The crowd of menacing fire-dwellers was being constantly joined by more companions. Steadily they forced the machine men to retreat, all the time keeping a closely massed formation; none of them rushed forward alone. Reaching the knoll, the machine men commenced deploying along a ridge, at right angles to the direction of their retreat. 33F-65 had disappeared in the smoke. Thick veils rose and hid the oncoming fire-dwellers from time to t
ime, but always it lifted to reveal them once more. A wall of the monsters phalanxed the diverting column of machine men, descending upon 6W-438, who represented the extreme end. The machine man drew back with 9V-774 and 119M-5, and all three at once engaged the pushing, pressing fire-dwellers. There followed a scrimmage in which the fire-dwellers were thrown forcibly off the ridge, but more of the great brutes came, and the machine men were once more forced in their original direction of retreat.
Out of the smoke came crashing a running metal form, vibrating a mental warning. It was 33F-65.

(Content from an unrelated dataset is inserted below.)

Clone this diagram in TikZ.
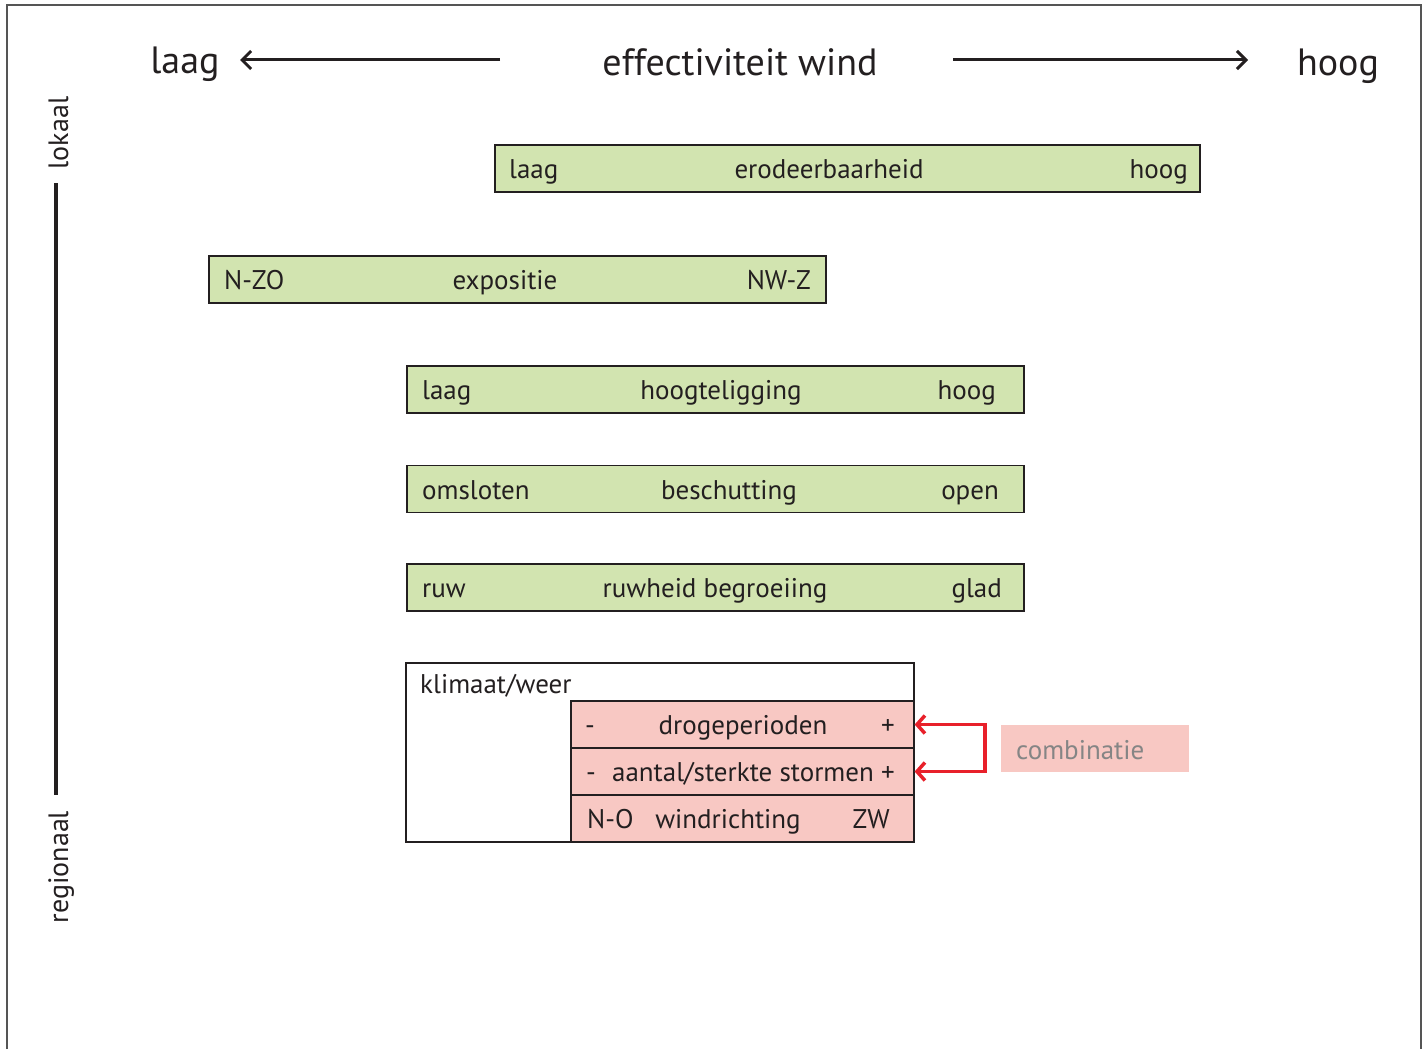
\documentclass[tikz,border=0pt]{standalone}
\usepackage{fontspec}
\setmainfont{PT Sans}
\usetikzlibrary{arrows.meta}
\definecolor{ink}{HTML}{231F20}
\definecolor{framegray}{HTML}{555555}
\definecolor{boxgreen}{HTML}{D2E4B0}
\definecolor{boxpink}{HTML}{F8C8C3}
\definecolor{arrowred}{HTML}{E8202A}
\definecolor{labelgray}{HTML}{858585}
\begin{document}
\begin{tikzpicture}[x=1pt,y=-1pt,
  bigtxt/.style={font=\fontsize{38}{44}\selectfont, text=ink, inner sep=0pt},
  axtxt/.style={font=\fontsize{28}{32}\selectfont, text=ink, inner sep=0pt, rotate=90},
  btxt/.style={font=\fontsize{27}{31}\selectfont, text=ink, inner sep=0pt},
  gbox/.style={draw=ink, line width=1.2pt, fill=boxgreen, minimum height=47, inner sep=0pt},
  pbox/.style={draw=ink, line width=1.2pt, fill=boxpink, minimum width=343, minimum height=47, inner sep=0pt},
  wbox/.style={draw=ink, line width=1.2pt, fill=white, minimum width=508, minimum height=179, inner sep=0pt},
  axarrow/.style={draw=ink, line width=3pt, -{Straight Barb[length=9pt,width=18pt,line width=3pt]}},
  redarrow/.style={draw=arrowred, line width=3.5pt, -{Straight Barb[length=8pt,width=18pt,line width=3.5pt]}},
  redline/.style={draw=arrowred, line width=3.5pt}
]
\useasboundingbox (0,0) rectangle (1426,1049);
% frame
\draw[framegray, line width=1.5pt] (7,1049) -- (7,5) -- (1421,5) -- (1421,1049);

% top axis
\node[bigtxt, anchor=base] (laagtop) at (185,74) {laag};
\node[bigtxt, anchor=base] (efftxt) at (740,75) {effectiviteit wind};
\node[bigtxt, anchor=base] (hoogtop) at (1338,75) {hoog};
\coordinate (la) at (500,60);
\coordinate (lb) at (240,60);
\coordinate (ra) at (953,60);
\coordinate (rb) at (1248,60);
\draw[axarrow] (la) -- (lb);
\draw[axarrow] (ra) -- (rb);

% vertical axis
\node[axtxt, anchor=base] (lokaal) at (68,133) {lokaal};
\node[axtxt, anchor=base] (regionaal) at (68,867) {regionaal};
\coordinate (va) at (56,183);
\coordinate (vb) at (56,795);
\draw[ink, line width=3.5pt] (va) -- (vb);

% green boxes
\node[gbox, minimum width=705] (b1) at (847.5,168.5) {};
\node[btxt, anchor=base west] (b1l) at (509,178) {laag};
\node[btxt, anchor=base] (b1m) at (829,178) {erodeerbaarheid};
\node[btxt, anchor=base east] (b1r) at (1188,178) {hoog};

\node[gbox, minimum width=617] (b2) at (517.5,279.5) {};
\node[btxt, anchor=base west] (b2l) at (224,289) {N-ZO};
\node[btxt, anchor=base] (b2m) at (505,289) {expositie};
\node[btxt, anchor=base east] (b2r) at (811,289) {NW-Z};

\node[gbox, minimum width=617] (b3) at (715.5,389.5) {};
\node[btxt, anchor=base west] (b3l) at (422,399) {laag};
\node[btxt, anchor=base] (b3m) at (721,399) {hoogteligging};
\node[btxt, anchor=base east] (b3r) at (996,399) {hoog};

\node[gbox, minimum width=617] (b4) at (715.5,489) {};
\node[btxt, anchor=base west] (b4l) at (422,499) {omsloten};
\node[btxt, anchor=base] (b4m) at (729,499) {beschutting};
\node[btxt, anchor=base east] (b4r) at (999,499) {open};

\node[gbox, minimum width=617] (b5) at (715.5,587.5) {};
\node[btxt, anchor=base west] (b5l) at (422,597) {ruw};
\node[btxt, anchor=base] (b5m) at (715,597) {ruwheid begroeiing};
\node[btxt, anchor=base east] (b5r) at (1002,597) {glad};

% klimaat box
\node[wbox] (kw) at (660,752.5) {};
\node[btxt, anchor=base west] (kwt) at (420,693) {klimaat/weer};
\node[pbox] (r1) at (742.5,724.5) {};
\node[pbox] (r2) at (742.5,771.5) {};
\node[pbox] (r3) at (742.5,818.5) {};
\node[btxt, anchor=base] (r1l) at (590,734) {-};
\node[btxt, anchor=base] (r1m) at (743,734) {drogeperioden};
\node[btxt, anchor=base] (r1r) at (888,734) {+};
\node[btxt, anchor=base] (r2l) at (591,781) {-};
\node[btxt, anchor=base] (r2m) at (743,781) {aantal/sterkte stormen};
\node[btxt, anchor=base] (r2r) at (888,781) {+};
\node[btxt, anchor=base west] (r3l) at (587,828) {N-O};
\node[btxt, anchor=base] (r3m) at (728,828) {windrichting};
\node[btxt, anchor=base east] (r3r) at (890,828) {ZW};

% combinatie
\node[fill=boxpink, minimum width=188, minimum height=47, inner sep=0pt] (comb) at (1095,748.5) {};
\node[btxt, text=labelgray, anchor=base west] (combt) at (1016,759) {combinatie};
\coordinate (j1) at (985,724.5);
\coordinate (j2) at (985,771.5);
\draw[redline, line cap=butt] ([yshift=1.75pt]j1) -- ([yshift=-1.75pt]j2);
\draw[redarrow] (j1) -- (r1.east);
\draw[redarrow] (j2) -- (r2.east);
\end{tikzpicture}
\end{document}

“The ground drops away behind us to a broad pit of flaming lava!”
The professor and many of the Zoromes had expected something like this. They were upon the brink of eternity, for 33F-65 had returned quickly.
“We must retreat no further,” 6W-438 warned. “We must charge them and face out the issue.”
“It is the only thing left to do,” said the professor. “Let us form a compact wedge and drive at them.”
With orderly haste, the machine men massed themselves and, gathering speed, rammed the very midst of the living wall. Those of the fire-dwellers having the misfortune to be in the way were crushed between the hurtling metal bodies and their companions behind. In the rear of the flying wedge, 41C-98, feeling the force of their momentum checked and spent, hurled himself above his companions and upon the fire-dwellers. Viciously, he flailed with metal tentacles, thoughtfully regretful that these things possessed no necks to choke and strangle. Strong arms reached up and seized him. These in turn he entwined with his tentacles, and a locked struggle ensued. Those creatures behind the main, forward wall pressed forward, felling the struggling antagonists and marching over them irresistibly, driving back the remainder of the machine men in the direction of the flaming pit. Had darkness reigned, this pit might have betrayed its existence by an aura of greater brilliance, but now a murky dawn had succeeded the darkness.